Pasemos al postre Balcarce: dicen los que cuentan que en 1950 un tal Guillermo Talou, oriundo de Balcarce, hizo famoso el postre Imperial Ruso en la Confitería París de la mencionada ciudad. Talou lo empezó a vender en las zonas aledañas, entre ellas Mar del Plata, donde en la confitería Il Vero Napoli sus mozos lo bautizaron como Postre de Balcarce o Balcarce.
Desde 2004 se celebra la Fiesta del Postre Balcarce en la ciudad del mismo nombre, que en 2013 pasó a ser Nacional.

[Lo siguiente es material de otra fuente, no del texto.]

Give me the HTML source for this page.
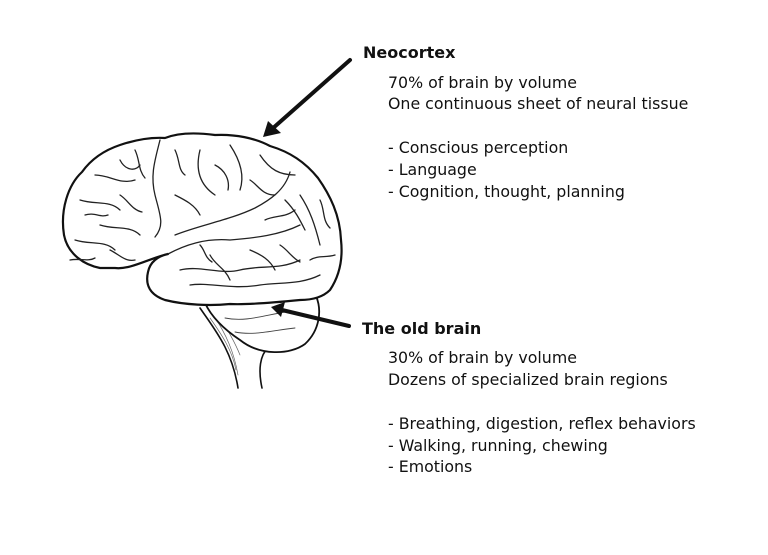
<!DOCTYPE html>
<html><head><style>
body{margin:0;width:768px;height:555px;background:#fff;position:relative;overflow:hidden;font-family:"DejaVu Sans","Liberation Sans",sans-serif;color:#111}
.t{position:absolute;font-size:15.8px;white-space:nowrap;line-height:18px}
.b{font-weight:bold;font-size:16px}
</style></head><body>
<svg width="768" height="555" style="position:absolute;left:0;top:0" fill="none" stroke="#111" stroke-linecap="round" stroke-linejoin="round">
<path d="M200,308 C215,330 232,350 238,388 M262,388 C258,370 260,355 268,348" stroke-width="1.6"/>
<path d="M210,318 C222,335 232,350 236,370 M218,315 C228,330 236,345 240,355 M214,316 C226,334 234,352 238,375" stroke-width="0.7" stroke="#666"/>
<path d="M205,303 C230,300 300,300 316,296 C322,310 320,330 305,344 C290,355 260,356 240,340 C225,330 212,318 205,303Z" stroke-width="1.8" fill="#fff"/>
<path d="M225,318 C245,322 262,316 285,312 M235,332 C255,336 275,330 295,328" stroke-width="0.9" stroke="#444"/>
<path d="M100,268 C85,265 68,255 64,235 C60,210 68,185 82,172 C92,158 105,150 120,145 C135,140 150,137 165,138 C180,132 200,133 215,135 C235,134 255,138 270,146 C290,152 305,162 318,178 C330,195 340,215 341,240 C343,258 340,275 330,290 C322,298 310,300 300,300 C280,302 250,305 230,304 C210,306 185,305 165,300 C150,295 145,285 148,272 C150,262 158,256 168,254 C150,258 130,270 115,268 C110,268 105,268 100,268Z" stroke-width="2.2" fill="#fff"/>
<g stroke-width="1.3" stroke="#222">
<path d="M160,140 C155,160 150,175 155,195 C160,215 165,225 155,237"/>
<path d="M175,235 C200,225 230,220 255,208 C270,200 285,190 290,172"/>
<path d="M168,254 C185,245 205,238 230,240 C255,238 280,235 300,225"/>
<path d="M80,200 C95,205 110,200 120,210 M75,240 C90,245 105,240 115,250"/>
<path d="M95,175 C110,175 120,185 135,180 M100,225 C115,230 130,225 140,235"/>
<path d="M200,150 C195,170 200,185 215,195 M230,145 C240,160 245,175 240,190"/>
<path d="M260,155 C270,170 280,175 295,175 M300,195 C310,210 315,225 320,245"/>
<path d="M180,270 C200,265 220,275 240,270 C260,265 280,270 300,260 M190,285 C210,282 230,290 260,285 C280,282 300,285 320,275"/>
<path d="M250,250 C262,255 270,260 275,270 M210,255 C215,265 225,268 230,280"/>
<path d="M120,160 C125,170 135,172 140,165 M175,195 C185,200 195,205 200,215"/>
<path d="M310,260 C318,255 325,258 335,255 M285,200 C295,210 300,220 305,230"/>
<path d="M135,150 C140,160 138,170 145,178 M85,215 C95,212 100,218 108,215 M120,195 C128,200 132,210 142,212"/>
<path d="M215,165 C225,170 230,180 228,190 M250,180 C258,185 262,195 275,195 M265,220 C275,215 285,218 295,210"/>
<path d="M320,200 C325,210 322,220 330,228 M200,245 C205,250 205,258 212,262 M280,245 C288,250 292,258 300,262"/>
<path d="M70,260 C80,258 88,262 95,258 M175,150 C180,160 178,170 185,175 M110,250 C120,255 125,262 135,260"/>
</g>
<line x1="350" y1="60" x2="272" y2="129" stroke-width="4"/>
<polygon points="263,137 268,121 281,133" fill="#111" stroke="none"/>
<line x1="349" y1="326" x2="282" y2="310" stroke-width="4"/>
<polygon points="271,307 285,302 281,317" fill="#111" stroke="none"/>
</svg>
<div class="t b" style="left:363px;top:44px">Neocortex</div>
<div class="t" style="left:388px;top:74px">70% of brain by volume</div>
<div class="t" style="left:388px;top:95px">One continuous sheet of neural tissue</div>
<div class="t" style="left:388px;top:139px">- Conscious perception</div>
<div class="t" style="left:388px;top:161px">- Language</div>
<div class="t" style="left:388px;top:183px">- Cognition, thought, planning</div>
<div class="t b" style="left:362px;top:320px">The old brain</div>
<div class="t" style="left:388px;top:349px">30% of brain by volume</div>
<div class="t" style="left:388px;top:371px">Dozens of specialized brain regions</div>
<div class="t" style="left:388px;top:415px">- Breathing, digestion, reflex behaviors</div>
<div class="t" style="left:388px;top:437px">- Walking, running, chewing</div>
<div class="t" style="left:388px;top:458px">- Emotions</div>
</body></html>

Cuenta la periodista Raquel Rosemberg en su libro póstumo Recetas de mi abuela para mi nieta, editado recientemente por sus hijos (Catapulta Editores, 2020), que cuando le preguntaba a su viejo por qué le gustaba el Balcarce él le contestaba que por el bizcochuelo, que era fresco, por el relleno que tenía castañas en almíbar y merengues secos para darle una textura especial, y además por la crema. “Y como si todo lo anterior fuera poco, por el dulce de leche. Era uno de los pocos postres –el súmmum de lo empalagoso- que con una cucharada lograba hacer feliz a mi padre”, cuenta.
En cuanto al Rogel, su nombre viene de Rogelia, una pastelera que vendía la torta que preparaba en el garaje de su casa en el barrio de Las Cañitas, cuya marca fue regalada a la pareja conformada por Ricardo y Charo Balbiani, quienes hacían otra torta basada en una receta holandesa con relleno de dulce de leche. Balbiani registró el nombre y el éxito del Rogel se multiplicó por todo el país. Según Balmaceda es “argentinísima. Pero aún más de lo que se supone. Porque tuvo un claro antecedente en el siglo XIX”. Se llamaba Torta Argentina.
Para Patricia Courtois, en cambio, el Rogel no es tan representativo; sí los pasteles de miel de caña. Y el anchi, un postre hecho con duraznitos y harina de maíz que se come en Salta. “También la mousse de vino, merengue con reducción de esta bebida que conocí en San Juan cuya receta está también en mi libro”, señala.
Las recetas de los postres de huevos como los quimbos, la ambrosía, el flan provienen, muchas veces, de los conventos. Se comprende entonces la sutileza de un bocado de huevo quimbo o ambrosía, para hundirlo en la boca y elevarse de éxtasis al cielo infinito y más allá.
Para Florencia Barrientos Paz, la ambrosía es típica de la zona de San Juan aunque se puede comer en otros lugares del país. Probablemente su origen, salvo por la vainilla, sea español: la palabra, en cambio, remite a la mitología griega. “La increíble textura que se logra del huevo hecho dulce es muy particular”, y concluye: “creo que el momento del postre es como el broche de oro de la comida, un premio, un mimo, ese plus que enriquece nuestra sobremesa y nos hace irnos con una sonrisa en la cara.”
Y ustedes, ¿qué otros postres criollos conocen?